Un article considéré comme « liberticide » pour beaucoup de professionnels du secteur, comme nous l’explique Younès Moujahid, Président du Syndicat national de la presse marocaine (SNPM). « Ce texte date de l’époque du Gouvernement d’El Youssoufi. Il n’existait même pas à l’époque de feu Hassan II ». Présenté ainsi, toutes les interrogations sont permises.

Seulement, quand ce même code de la presse ne bénéficie plus de marge de manoeuvre répressive, jugée sans doute nécessaire, le code pénal intervient. Selon l’article 179 de ce dernier, « Est punie d’un emprisonnement d’un à cinq ans et d’une amende de 200 à 1.000 dirhams toute offense commise envers la personne du Roi ou de l’Héritier du Trône ». Cette condamnation passe de six mois à deux ans et d’une amende de 120 à 500 dirhams quand les personnes offensées visent les autres membres de la famille royale. On entend par offense le fait d’humilier une personne. Or, feu Sa Majesté Hassan II n’avait-il pas décrété lui-même que l’on pouvait « critiquer la politique du Roi, mais pas sa personne » ?

Le schéma juridique est aussi à mettre en exergue.

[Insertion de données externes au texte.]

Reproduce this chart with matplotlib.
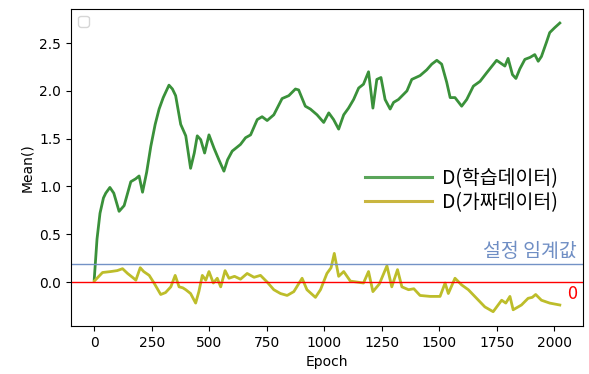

Les publications sont chapeautées par leur ministère de tutelle, donc celui de la communication. Si une « offense » est constatée, ce dernier dépose une plainte auprès du ministère public qui se charge ensuite de la convocation des personnes inculpées d’insultes à la personne du Roi, pour ensuite les condamner, souvent dans des jugements quasi-expéditifs. Simplement, avec cet esprit d’ouverture que prône le Royaume, les chantiers en cours pour justifier son statut de « pays avancé », comment des affaires telles que les procès du Journal Hebdo, Telquel, Nichane ou encore l’affaire du bloggeur Mohamed Erraji peuvent-elles encore avoir lieu ? En attendant, ceux qui ne se contentent pas de subir, n'hésite pas à parler de « procès politiques ».